Famous First Words

By Victoria Chen

As an incoming first-year, you will have no shortage of ‘firsts’ at Harvard ( it’s almost like it’s in the name). To prepare you for this inevitability, we here at Flyby have decided to expedite some of that process and provide you with an ironclad list of some of the famous first words you are guaranteed to hear in your first few weeks — and, with any luck, will stop hearing soon.

“I’m pre-med”

Aren’t we all? Kidding — but it will definitely feel like our campus is aspiring to take over five whole floors of Massachusetts General Hospital until the first LS1a PIE (an examination known to kill the hopes of future doctors). If it isn’t pre-med, it’s pre-law, or pre-business, or pre-pretty much anything that sounds like it guarantees you a career.

“Greenough isn’t that far.”

It’s this or an aggrieved Pennypacker resident insisting that they’re at least an extra three minutes further from the Yard than everyone else. The union dorms — a.k.a. the freshman Quad — will be a source of some controversy until people find out about the actual Quad.

“I’m double concentrating in... with a joint and secondary in….”

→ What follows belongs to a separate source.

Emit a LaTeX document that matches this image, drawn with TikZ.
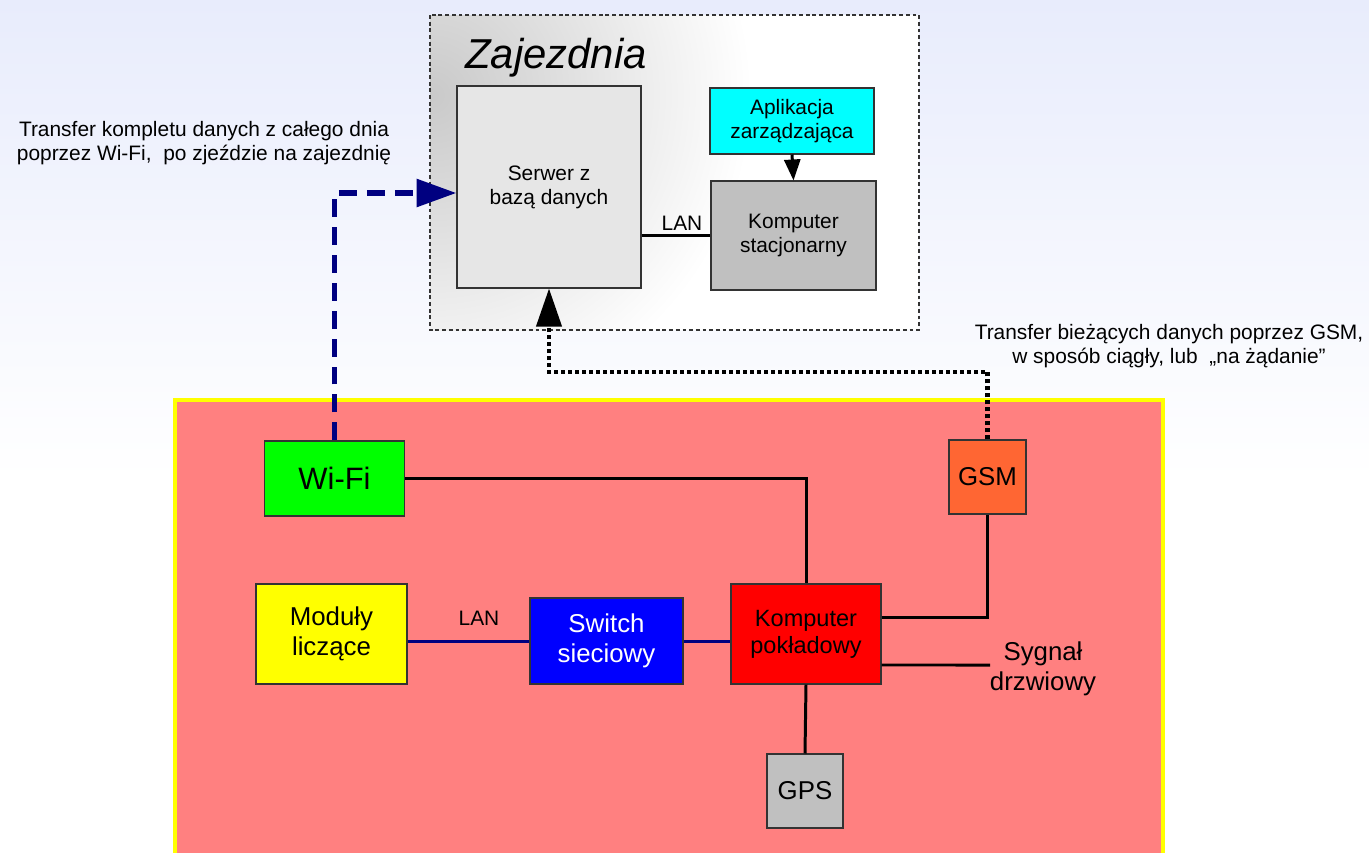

This is not unlike the pre-professional conundrum, but no one is more confident that they can complete an extra concentration or two than a first-semester freshman. Academic ambition stops being all the rage around October, coincidentally right when midterm season begins..

“Party in Holworthy Basement tonight”

These are some first words you’ll wish were your last. Unfortunately, basement hopping for the first two weeks of school is a rite of passage that all Harvard students must undertake. My best advice? Have Flyby open to dull some of the pain while you’re sweating in the confines of your first college party.

“I’m not getting Quadded”

Saying “the Quad” to a first year is like cueing a black cat, dramatic music, and lightning all at once. Anti-Quad propaganda spreads early and it spreads fast, so while you’ll hear this mantra throughout the year, nothing hits the same as those first horror stories of the treacherous 15-minute walk to Cabot.

These happy phrases will echo through Berg as you begin your days at Harvard, but remember not to take them too seriously. Life would look very different if we were all held to our first words on campus, so at most, these should give you some emergency conversation starters if you’re in a pinch. (Or, let’s be real, conversation enders.) Good luck, and remember that Flyby is here to guide you through all the canon events you’re sure to experience during your first year.